En effet, ce qui était la chose en soi a été ramené à l’état de simple phénomène et relégué dans ce monde possible, dont le nôtre n’est qu’une partie, monde purement phénoménal, possible pour nous, mais actuel pour d’autres consciences que les nôtres. Au lieu de la notion de choses en soi, nous devons retenir celle de monde invisible (Unseen World) ; admettre la possibilité d’un tel monde et des choses, c’est-à-dire des phénomènes, qui les composent, c’est détruire la notion de noumène.

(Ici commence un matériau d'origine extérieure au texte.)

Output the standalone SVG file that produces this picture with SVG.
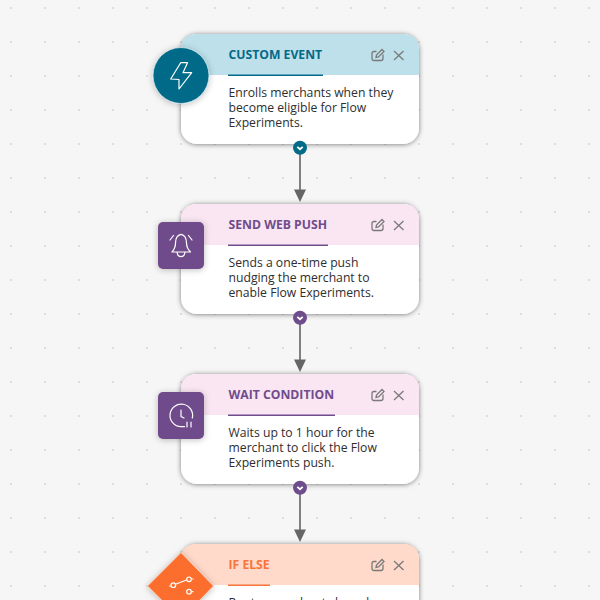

Kant attribuait l’objectivité aux catégories ; pour nous, au contraire, l’objectivité et la subjectivité ne sont que des déterminations introduites par la réflexion dans la conscience primitive. « L’objectivité est donnée non par la pensée, mais par la réflexion. Aussi, au lieu de la chose en soi qui est un « pur objet », c’est-à-dire une contradiction dans les termes, nous avons un phénomène qui est hors de la portée de la conscience directe, mais auquel atteint la conscience réfléchie. Il est très-vrai que le même mode de conscience qui donne l’objectivité est en même temps nécessaire pour concevoir la question d’une source de l’être ; mais ce mode de conscience, ce n’est pas la pensée comme opposée à la perception, mais la réflexion comme opposée à la conscience directe. La perception réfléchie donne l’objectivité, et la conception réfléchie survenant donne naissance à la notion d’une source de l’être et pose le problème de l’origine des percepts objectifs et subjectifs. »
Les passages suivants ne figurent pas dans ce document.